I can't remember why or how we started dating. He was a great singer, in the musicals and plays. I was a varsity ball player and president of every organization I could get my unusually coordinated hands on. We spent a lot of time at his parents' house listening to RENT or other musicals. On one date he insisted we go to the mall to get me a cute red sweater. He often told me I dressed too much like a boy. He picked out my prom dress. During rehearsal for one of the musicals he had a little fit on stage saying he didn't know how to dance to that kind of music. After a few times of him whining, I jumped up out of the pit (where I was playing trombone terribly) and did a little dance. In my memory, it's like a scene of a bad movie. I hoisted myself (very skillfully) from the pit, and said, "Like this!" I saw our band teacher smiling at the both of us.
I remember before we stared dating I said, "Everyone thinks you're gay. are you gay? I don't wanna date a gay guy." And he said, "well, everyone says you're gay."
"Well, I'm not," I said.
"Me either," he said.
We made out a few times. There were so many times we were at his house with his parents not there (I should mention here that his mom was my 7th and 8th grade English teacher. She had a great laugh, always got her glasses caught in her hair, explained to a me what the word "sadist" meant and was the first person to call me "Chris."). When we were there alone, I felt like there was something we should be doing, something we should be taking advantage of, but instead, we sang or sat quietly on the couch. At school we stood out like, well, like two queers in a small town high school.
He smelled nice and had nice lips. I don't know what he saw in me at the time. It was a relationship, I see now, based on something kind of resembling friendship. But maybe not friendship, just kinship. I can't speak for him, but I saw things in him I wanted to be, or thought I should be. He could dress himself ( I wore softball t-shirts, boxers, jersey shorts, and those damn adidas sandals). He could sing and got good parts in the musicals (something I've always wanted, but I couldn't sing to save my life). He was more cultured than most people I knew.
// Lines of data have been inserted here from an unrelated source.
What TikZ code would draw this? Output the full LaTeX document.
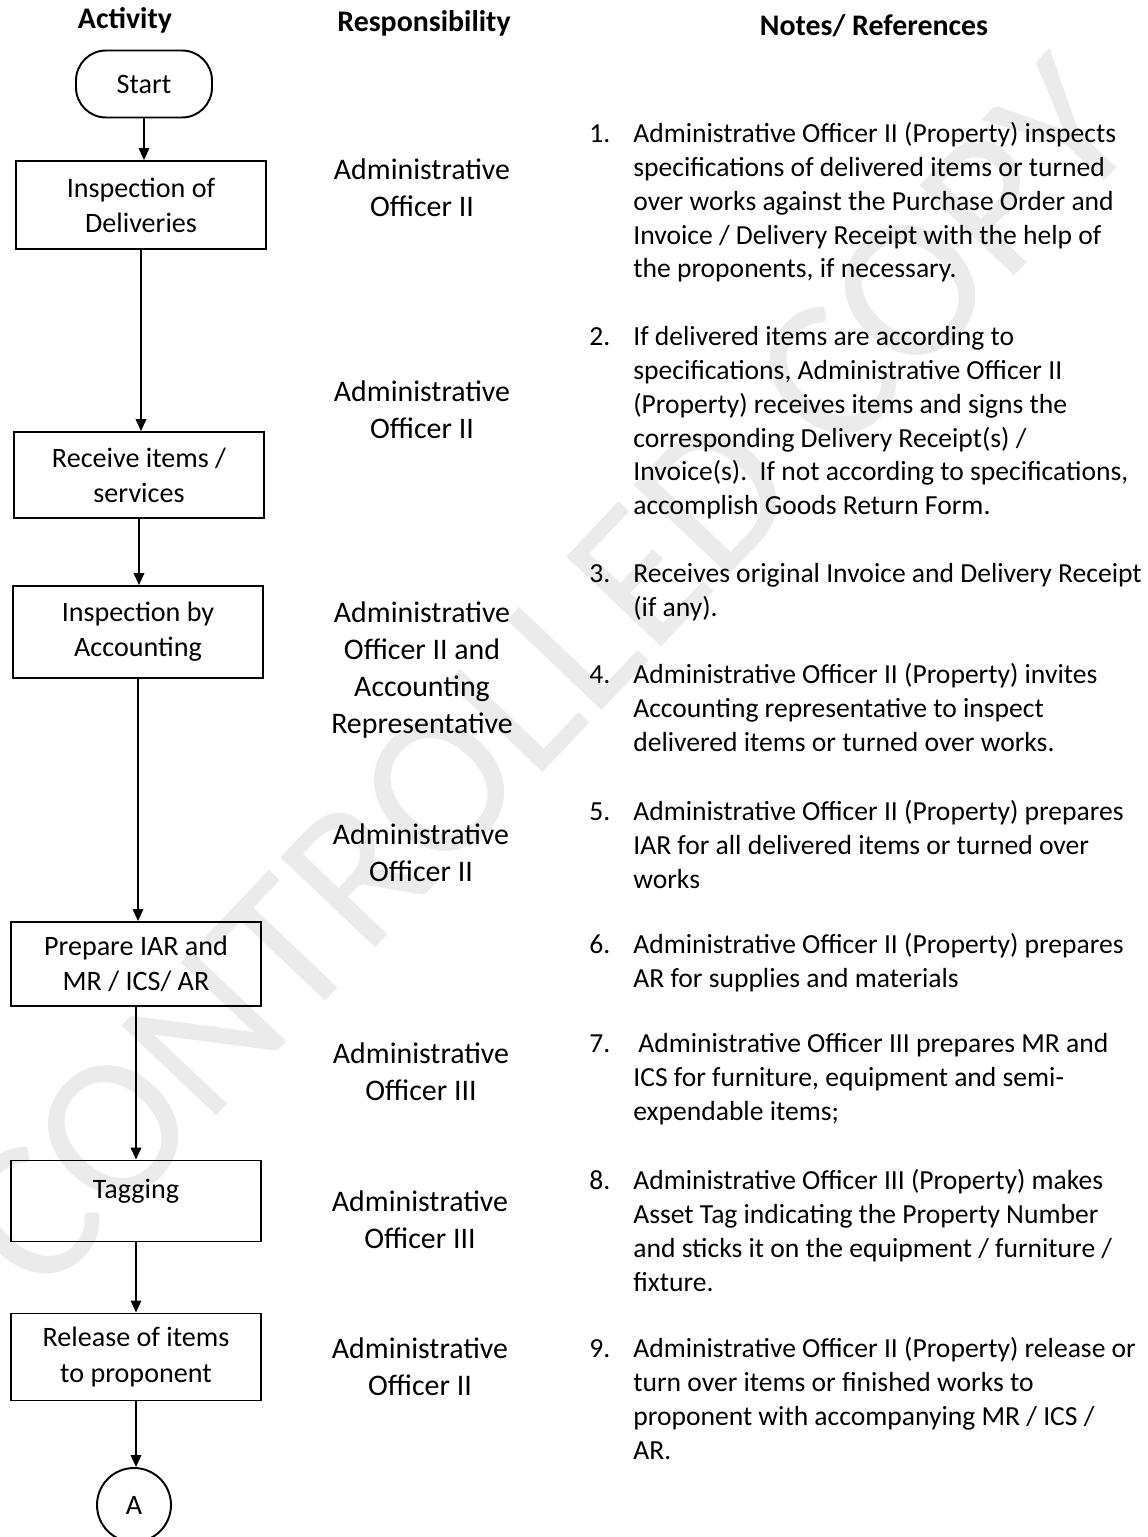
\documentclass[tikz,border=0pt]{standalone}
\usepackage{fontspec}
\setmainfont{Carlito}
\usetikzlibrary{arrows.meta,positioning}

\newcommand{\nt}[2]{\begin{tabular}{@{}p{0.88cm}@{}l@{}}#1 & #2\end{tabular}}

\begin{document}
\begin{tikzpicture}[x=0.02cm, y=-0.02cm,
        box/.style={draw, line width=1.1pt, minimum width=5cm, align=center, font=\fontsize{16}{20}\selectfont},
        resp/.style={align=center, font=\fontsize{17}{21}\selectfont},
        head/.style={font=\bfseries\fontsize{17}{21}\selectfont},
        note/.style={anchor=north west, inner sep=0pt, font=\fontsize{15.7}{19.2}\selectfont},
        arr/.style={line width=1.1pt, -{Triangle[length=0.24cm, width=0.21cm]}}]
        \useasboundingbox (0,0) rectangle (1147,1537);
        % watermark
        \node[rotate=46.5, text=black!8, font=\fontsize{116}{116}\selectfont] (wm) at (545,675) {CONTROLLED COPY};
        % column heads
        \node[head] (hact) at (125,20) {Activity};
        \node[head] (hresp) at (424,23) {Responsibility};
        \node[head] (hnote) at (874,26) {Notes/ References};
        % activity column
        \node[draw, line width=1.1pt, rounded corners=0.6cm, minimum width=2.72cm, minimum height=1.34cm, font=\fontsize{16}{20}\selectfont] (start) at (144,84) {Start};
        \node[box, minimum height=1.76cm] (ins) at (141,205) {Inspection of\\Deliveries};
        \node[box, minimum height=1.72cm] (rec) at (139,475) {Receive items /\\services};
        \node[box, minimum height=1.84cm] (acc) at (138,632) {Inspection by\\Accounting};
        \node[box, minimum height=1.68cm] (iar) at (136,964) {Prepare IAR and\\MR / ICS/ AR};
        \node[box, minimum height=1.62cm, text depth=0.5cm] (tag) at (136,1201) {Tagging};
        \node[box, minimum height=1.74cm] (rel) at (136,1357) {Release of items\\to proponent};
        \node[draw, circle, line width=1.1pt, minimum size=1.48cm, font=\fontsize{16}{20}\selectfont] (cona) at (134,1505) {A};
        \draw[arr] (start.south) -- (start.south |- ins.north);
        \draw[arr] (ins.south) -- (ins.south |- rec.north);
        \draw[arr] (rec.south) -- (rec.south |- acc.north);
        \draw[arr] (acc.south) -- (acc.south |- iar.north);
        \draw[arr] (iar.south) -- (iar.south |- tag.north);
        \draw[arr] (tag.south) -- (tag.south |- rel.north);
        \draw[arr] (rel.south) -- (rel.south |- cona.north);
        % responsibility column
        \node[resp] (r1) at (422,188) {Administrative\\Officer II};
        \node[resp] (r2) at (422,410) {Administrative\\Officer II};
        \node[resp] (r3) at (422,670) {Administrative\\Officer II and\\Accounting\\Representative};
        \node[resp] (r4) at (421,853) {Administrative\\Officer II};
        \node[resp] (r5) at (421,1072) {Administrative\\Officer III};
        \node[resp] (r6) at (420,1220) {Administrative\\Officer III};
        \node[resp] (r7) at (420,1367) {Administrative\\Officer II};
        % notes column
        \node[note] (n1) at (589,119) {\nt{1.}{Administrative Officer II (Property) inspects\\ & specifications of delivered items or turned\\ & over works against the Purchase Order and\\ & Invoice / Delivery Receipt with the help of\\ & the proponents, if necessary.}};
        \node[note] (n2) at (589,322) {\nt{2.}{If delivered items are according to\\ & specifications, Administrative Officer II\\ & (Property) receives items and signs the\\ & corresponding Delivery Receipt(s) /\\ & Invoice(s).\ \ If not according to specifications,\\ & accomplish Goods Return Form.}};
        \node[note] (n3) at (589,559) {\nt{3.}{Receives original Invoice and Delivery Receipt\\ & (if any).}};
        \node[note] (n4) at (589,660) {\nt{4.}{Administrative Officer II (Property) invites\\ & Accounting representative to inspect\\ & delivered items or turned over works.}};
        \node[note] (n5) at (589,797) {\nt{5.}{Administrative Officer II (Property) prepares\\ & IAR for all delivered items or turned over\\ & works}};
        \node[note] (n6) at (589,930) {\nt{6.}{Administrative Officer II (Property) prepares\\ & AR for supplies and materials}};
        \node[note] (n7) at (589,1029) {\nt{7.}{\hspace{0.1cm}Administrative Officer III prepares MR and\\ & ICS for furniture, equipment and semi-\\ & expendable items;}};
        \node[note] (n8) at (589,1166) {\nt{8.}{Administrative Officer III (Property) makes\\ & Asset Tag indicating the Property Number\\ & and sticks it on the equipment / furniture /\\ & fixture.}};
        \node[note] (n9) at (589,1334) {\nt{9.}{Administrative Officer II (Property) release or\\ & turn over items or finished works to\\ & proponent with accompanying MR / ICS /\\ & AR.}};
\end{tikzpicture}
\end{document}
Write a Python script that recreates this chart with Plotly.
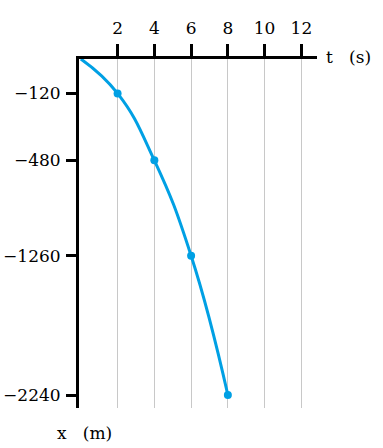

So, in the summer of 1997 I went on a trip to Europe and found a girl who I couldn't stay away from. It took a while, but I realized what was happening, so I called after I got back to the states to tell him.
"I think I like girls," I said. There was some more conversation and he said, "You've destroyed my manhood," and slammed down the phone. I laughed for him and cried for myself.
I saw him years later at the gay bar in Columbia. He was wearing a scarf. We were both drunk. He introduced me as his ex-girlfriend to all of his girl friends and they all giggled and squealed. I tried it with my friends and smiled and sipped their beers.
He'll always be my ex-boyfriend, I'll always be his ex-girlfriend. I like that. I like to say that my ex-boyfriend is living in New York and doing hair. I don't know what he says about me..."My ex-girlfriend lives in mid-Missouri and...plays rugby?"
I don't like the term ex-boyfriend. Yes, we broke up, but not because I found another guy, not because I didn't like eating dinner with him and singing "Today for you, tomorrow for me." He's more like my "always boyfriend." If we didn't have each other for that year(?) we dated, we would've had to date other, straighter people. And what they would've expected from us would've been quite different than the quiet, peaceful time we spent together, our minds spinning violently behind our faces.